Vachellia sieberiana var. woodii flaky bark

    Vachellia sieberiana var. woodii flaky bark
    Author: Ivan Lätti
    Photographer: Ivan Lätti

    There is a stage in the stem growth of Vachellia sieberiana var. woodii, between young green and old corky, when its bark becomes conspicuously papery and flaky.

    Thin flakes may drop off spontaneously or from contact with some arriving, non-tree source. Trees cannot duck the oncoming traffic in whatever form or manner it might arrive. Bark is a buffer.

    The opposite also happens: Gravity may be defied for a while by layers of the soft outer material accumulating on the stem, staying there undisturbed for unspecified periods. The inevitable departure, a minor avalanche, however insignificant, is still unique; one of countless micro-events that make up nature.

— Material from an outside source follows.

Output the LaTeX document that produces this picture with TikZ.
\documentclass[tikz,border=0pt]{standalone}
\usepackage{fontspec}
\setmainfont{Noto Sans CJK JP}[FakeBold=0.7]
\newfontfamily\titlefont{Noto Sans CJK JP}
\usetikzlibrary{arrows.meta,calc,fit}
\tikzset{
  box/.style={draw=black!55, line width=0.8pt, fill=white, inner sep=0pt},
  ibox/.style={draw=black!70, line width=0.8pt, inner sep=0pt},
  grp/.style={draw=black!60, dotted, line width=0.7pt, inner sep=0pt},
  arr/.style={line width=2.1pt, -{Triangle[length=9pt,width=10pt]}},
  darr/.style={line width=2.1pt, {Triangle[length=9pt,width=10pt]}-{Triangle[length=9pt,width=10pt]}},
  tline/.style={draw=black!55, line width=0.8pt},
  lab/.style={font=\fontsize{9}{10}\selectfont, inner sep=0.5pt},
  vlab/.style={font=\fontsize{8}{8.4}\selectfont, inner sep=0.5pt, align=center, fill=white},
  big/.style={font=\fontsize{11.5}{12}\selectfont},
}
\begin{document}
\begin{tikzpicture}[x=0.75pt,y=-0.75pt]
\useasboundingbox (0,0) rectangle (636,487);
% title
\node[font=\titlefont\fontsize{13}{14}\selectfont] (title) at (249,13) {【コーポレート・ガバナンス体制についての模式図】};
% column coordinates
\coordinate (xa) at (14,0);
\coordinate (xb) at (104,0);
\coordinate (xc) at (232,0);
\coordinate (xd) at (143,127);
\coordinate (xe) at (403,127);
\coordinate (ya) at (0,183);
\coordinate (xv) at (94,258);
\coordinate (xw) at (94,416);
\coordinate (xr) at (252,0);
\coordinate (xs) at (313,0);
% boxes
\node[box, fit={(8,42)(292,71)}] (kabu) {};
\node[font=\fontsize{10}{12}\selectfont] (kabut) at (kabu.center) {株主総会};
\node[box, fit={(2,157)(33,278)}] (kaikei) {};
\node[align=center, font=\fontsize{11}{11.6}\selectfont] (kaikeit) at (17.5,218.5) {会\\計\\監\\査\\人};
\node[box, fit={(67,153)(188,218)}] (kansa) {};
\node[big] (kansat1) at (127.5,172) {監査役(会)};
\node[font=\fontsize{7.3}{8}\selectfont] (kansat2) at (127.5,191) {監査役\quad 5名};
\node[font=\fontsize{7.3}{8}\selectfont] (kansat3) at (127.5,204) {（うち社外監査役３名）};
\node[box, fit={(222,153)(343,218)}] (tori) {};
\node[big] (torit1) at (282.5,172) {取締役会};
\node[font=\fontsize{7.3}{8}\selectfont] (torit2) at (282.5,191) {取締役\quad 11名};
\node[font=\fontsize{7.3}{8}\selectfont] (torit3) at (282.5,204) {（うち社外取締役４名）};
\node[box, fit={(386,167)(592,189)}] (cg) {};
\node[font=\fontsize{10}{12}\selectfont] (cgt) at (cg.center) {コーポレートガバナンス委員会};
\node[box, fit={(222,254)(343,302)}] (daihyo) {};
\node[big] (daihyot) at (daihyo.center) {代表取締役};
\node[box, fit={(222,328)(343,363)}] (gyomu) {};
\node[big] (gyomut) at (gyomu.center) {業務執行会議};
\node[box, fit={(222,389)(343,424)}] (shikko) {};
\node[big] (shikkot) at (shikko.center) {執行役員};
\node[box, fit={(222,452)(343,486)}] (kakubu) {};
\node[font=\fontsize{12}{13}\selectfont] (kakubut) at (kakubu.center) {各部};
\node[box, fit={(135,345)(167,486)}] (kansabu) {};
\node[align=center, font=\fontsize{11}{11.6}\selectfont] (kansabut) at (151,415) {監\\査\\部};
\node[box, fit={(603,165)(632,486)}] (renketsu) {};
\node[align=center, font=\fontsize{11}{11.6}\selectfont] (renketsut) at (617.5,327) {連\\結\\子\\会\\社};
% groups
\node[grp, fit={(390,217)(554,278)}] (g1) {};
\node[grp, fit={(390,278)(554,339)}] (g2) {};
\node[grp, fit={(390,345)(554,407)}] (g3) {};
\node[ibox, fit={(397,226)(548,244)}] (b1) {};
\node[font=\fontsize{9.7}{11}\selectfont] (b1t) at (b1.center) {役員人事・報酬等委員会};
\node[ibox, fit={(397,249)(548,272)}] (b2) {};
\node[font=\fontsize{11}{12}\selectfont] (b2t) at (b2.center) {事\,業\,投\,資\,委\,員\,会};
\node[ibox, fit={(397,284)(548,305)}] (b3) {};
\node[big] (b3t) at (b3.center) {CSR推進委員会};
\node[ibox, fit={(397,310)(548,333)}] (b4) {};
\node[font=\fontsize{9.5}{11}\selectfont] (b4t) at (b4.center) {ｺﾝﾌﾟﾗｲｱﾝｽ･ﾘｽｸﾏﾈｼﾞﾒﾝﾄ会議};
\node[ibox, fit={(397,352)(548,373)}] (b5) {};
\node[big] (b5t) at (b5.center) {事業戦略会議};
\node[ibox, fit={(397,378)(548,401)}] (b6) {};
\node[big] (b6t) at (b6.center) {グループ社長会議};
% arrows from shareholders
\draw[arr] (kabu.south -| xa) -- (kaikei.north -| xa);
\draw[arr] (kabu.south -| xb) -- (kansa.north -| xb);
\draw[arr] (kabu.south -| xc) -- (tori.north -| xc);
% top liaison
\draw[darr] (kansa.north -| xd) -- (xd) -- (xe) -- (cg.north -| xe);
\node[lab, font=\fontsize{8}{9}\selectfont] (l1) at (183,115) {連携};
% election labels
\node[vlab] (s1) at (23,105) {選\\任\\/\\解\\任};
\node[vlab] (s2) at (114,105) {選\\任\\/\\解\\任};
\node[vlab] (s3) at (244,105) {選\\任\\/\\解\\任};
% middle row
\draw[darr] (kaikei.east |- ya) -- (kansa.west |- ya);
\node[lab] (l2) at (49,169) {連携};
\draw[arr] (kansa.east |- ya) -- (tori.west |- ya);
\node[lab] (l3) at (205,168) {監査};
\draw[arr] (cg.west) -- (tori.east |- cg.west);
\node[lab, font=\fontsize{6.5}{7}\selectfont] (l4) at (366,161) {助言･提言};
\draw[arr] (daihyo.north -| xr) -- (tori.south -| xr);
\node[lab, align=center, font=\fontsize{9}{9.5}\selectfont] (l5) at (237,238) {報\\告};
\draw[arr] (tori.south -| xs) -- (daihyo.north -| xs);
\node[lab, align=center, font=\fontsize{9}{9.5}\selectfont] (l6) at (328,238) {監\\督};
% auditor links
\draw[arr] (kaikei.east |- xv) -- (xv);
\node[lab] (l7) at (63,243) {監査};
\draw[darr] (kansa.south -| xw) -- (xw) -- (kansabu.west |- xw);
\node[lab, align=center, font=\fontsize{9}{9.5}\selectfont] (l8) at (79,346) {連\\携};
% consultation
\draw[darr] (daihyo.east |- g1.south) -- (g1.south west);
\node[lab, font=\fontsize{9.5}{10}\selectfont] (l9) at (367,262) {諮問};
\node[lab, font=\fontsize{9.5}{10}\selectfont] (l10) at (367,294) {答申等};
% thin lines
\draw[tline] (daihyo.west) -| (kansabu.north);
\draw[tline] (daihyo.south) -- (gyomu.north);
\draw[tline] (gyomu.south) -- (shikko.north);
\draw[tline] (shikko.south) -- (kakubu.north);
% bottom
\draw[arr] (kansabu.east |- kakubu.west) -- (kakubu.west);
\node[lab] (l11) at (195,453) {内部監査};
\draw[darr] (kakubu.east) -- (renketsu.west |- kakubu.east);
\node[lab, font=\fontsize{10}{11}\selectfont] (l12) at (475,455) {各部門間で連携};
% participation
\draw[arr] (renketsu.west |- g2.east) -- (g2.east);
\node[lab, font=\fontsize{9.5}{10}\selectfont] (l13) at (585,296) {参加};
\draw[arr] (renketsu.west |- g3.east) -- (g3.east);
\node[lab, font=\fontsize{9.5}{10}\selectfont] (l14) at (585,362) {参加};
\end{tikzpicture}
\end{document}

    The stem patches, big and small, are partly random in shape, yet ever so slightly patterned in strips from the longitudinal fissures that start the disintegration. The girth of a living tree trunk expands slowly, but continually, adding sideways surface tension in its bark.

    The new and old pieces of bark gradually losing life vary in subtle pastel shades. They present challenges to the landscape painter, go unnoticed by almost everyone else.

    Watch carefully! Looking with intent is an observational habit that can be honed to a skill. Its reward is a richer experience of nature and much else that meets the eye.

    Such a habit demands a slower lifestyle than what is currently fashionable or enforced. It focuses the senses. Requiring silence and patience at the start, it rewards by bestowing more of both. The app for this is neither digital nor electronic. Acquire it outdoors, it is unavailable on the Internet.